Ziylan’ın paylaşımını okurken başlık kafamda belirdi:
-
Önce “Cuma” sonra golf tuttu…
İthal ürün satıyoruz ama 2018’de TL’ye döndük, rahat ettik
YÖNETİM Kurulu Başkanlığını Yunus Akdaş’ın, Yüksek İstişare Kurulu Başkanlığını Prof. İlhan Erdoğan’ın yürüttüğü Malatyalı İş İnsanları Derneği’nin (MİAD) Cüneyt Zapsu’yu konuk ettiği Sofitel İstanbul Taksim’deki toplantısında ENPLUS Yönetim Kurulu Başkan Yardımcısı Aykut Yavuz’a işlerin temposunu sordum, yanıta şöyle girdi:
- Bizim işler genel olarak fena değil…
Mağaza sayısını merak ettim, paylaştı:
- 45 mağazamız var. Farklı şehirlerde AVM’lerde uygun yer buldukça mağaza açıyoruz.
Ardından ithal ürün satmaları konusunda bir sıkıntıları olup olmadığını sordum:
- Siz çoğunlukla ithal ürün satan bir mağaza zinciri olarak biliniyorsunuz. İthalatta bir frenleme, ithal ürün alırken dövizle ilgili bir sıkıntı yaşıyor musunuz?

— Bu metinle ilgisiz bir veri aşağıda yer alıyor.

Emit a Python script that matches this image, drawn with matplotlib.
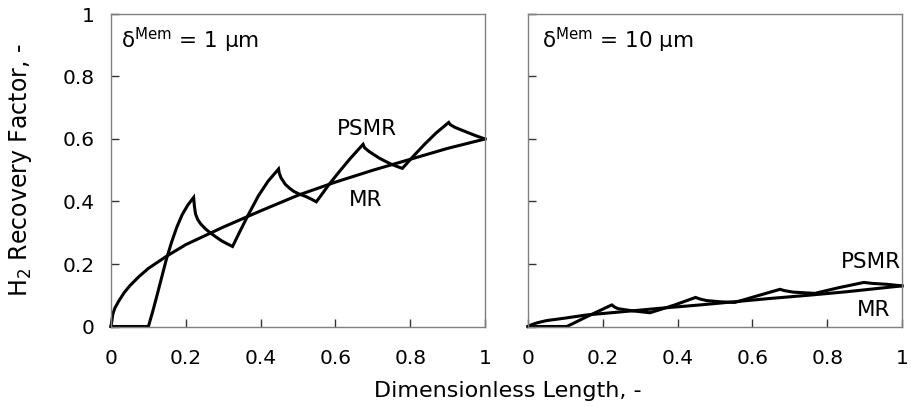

Yanıtlarken 2018 yılına döndü:
- 2018 yılının ikinci yarısında gündeme gelen dövizdeki yüksek dalga döneminde kiralarda TL’ye dönüş kararı alınmıştı. Biz de ürünlerini mağazalarımızda pazarladığımız şirketlere, “Türkiye’de ofis açın, ürünlerinizi biz sizden TL ile almak istiyoruz” dedik.
Böylece genelde TL’ye döndüklerini bildirdi:
- O günlerden itibaren döviz riskimiz azaldı. Şu anda döviz riskimiz yok. İşimiz tamamen TL ile dönüyor. Bu durum bizi önemli ölçüde rahatlattı.